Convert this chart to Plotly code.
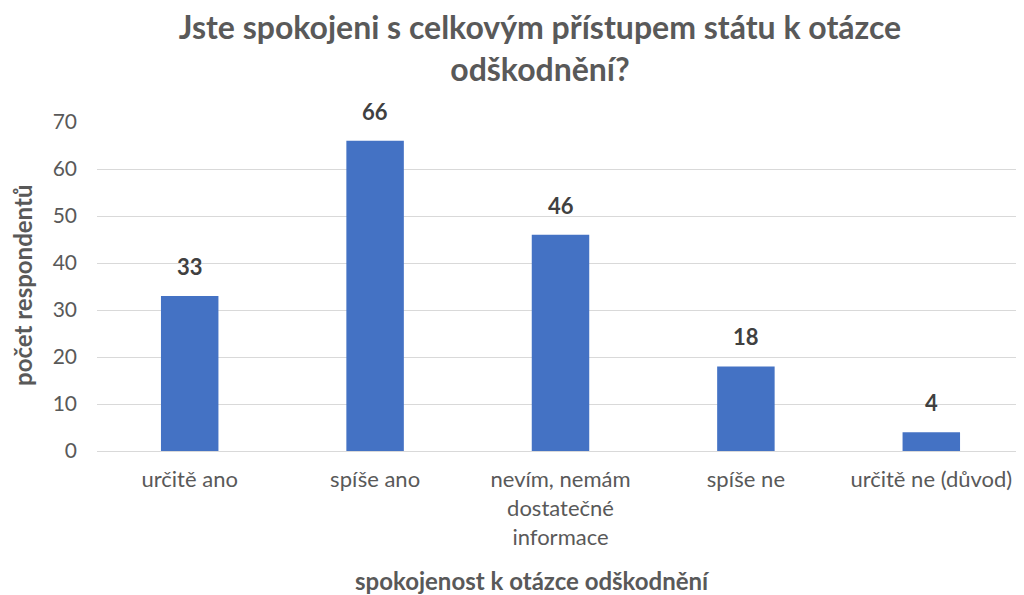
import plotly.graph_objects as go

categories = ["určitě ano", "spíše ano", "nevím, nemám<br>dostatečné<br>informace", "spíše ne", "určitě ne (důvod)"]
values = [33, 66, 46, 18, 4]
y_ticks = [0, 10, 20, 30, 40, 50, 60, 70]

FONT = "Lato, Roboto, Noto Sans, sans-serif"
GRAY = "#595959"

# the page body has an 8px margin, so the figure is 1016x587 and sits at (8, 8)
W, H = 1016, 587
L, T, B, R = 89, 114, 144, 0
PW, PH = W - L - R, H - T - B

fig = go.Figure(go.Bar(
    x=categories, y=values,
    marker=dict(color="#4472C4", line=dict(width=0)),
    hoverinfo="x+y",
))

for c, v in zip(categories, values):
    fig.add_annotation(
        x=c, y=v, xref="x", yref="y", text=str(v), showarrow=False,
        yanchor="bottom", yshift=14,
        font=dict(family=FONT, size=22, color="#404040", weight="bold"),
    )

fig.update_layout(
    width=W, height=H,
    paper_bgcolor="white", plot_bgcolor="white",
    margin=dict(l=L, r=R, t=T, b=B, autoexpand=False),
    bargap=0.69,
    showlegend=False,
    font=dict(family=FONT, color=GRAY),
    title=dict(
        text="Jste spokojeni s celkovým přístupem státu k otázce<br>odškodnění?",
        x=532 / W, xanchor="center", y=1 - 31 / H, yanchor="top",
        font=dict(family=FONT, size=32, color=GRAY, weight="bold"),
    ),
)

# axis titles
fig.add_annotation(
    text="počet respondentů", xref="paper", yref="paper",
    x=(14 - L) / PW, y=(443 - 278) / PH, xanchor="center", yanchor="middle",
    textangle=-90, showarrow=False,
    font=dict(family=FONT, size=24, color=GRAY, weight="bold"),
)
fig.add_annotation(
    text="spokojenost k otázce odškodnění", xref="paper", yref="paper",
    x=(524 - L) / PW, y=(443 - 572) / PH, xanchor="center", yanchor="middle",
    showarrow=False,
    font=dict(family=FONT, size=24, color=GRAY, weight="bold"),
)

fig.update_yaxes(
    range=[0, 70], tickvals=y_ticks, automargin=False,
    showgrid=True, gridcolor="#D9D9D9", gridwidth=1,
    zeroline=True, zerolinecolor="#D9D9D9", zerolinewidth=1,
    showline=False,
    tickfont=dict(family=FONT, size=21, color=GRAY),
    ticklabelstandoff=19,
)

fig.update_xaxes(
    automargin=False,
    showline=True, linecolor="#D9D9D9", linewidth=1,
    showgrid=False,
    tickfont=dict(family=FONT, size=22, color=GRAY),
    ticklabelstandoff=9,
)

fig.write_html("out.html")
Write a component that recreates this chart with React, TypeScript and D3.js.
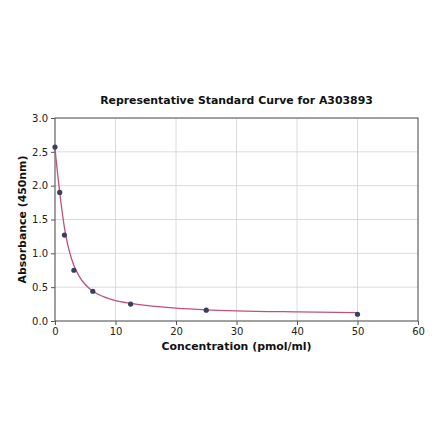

#### [Stated exercise]
Count the lines in the entries above that include the string "this", then give only that figure.

#### [Task result]
2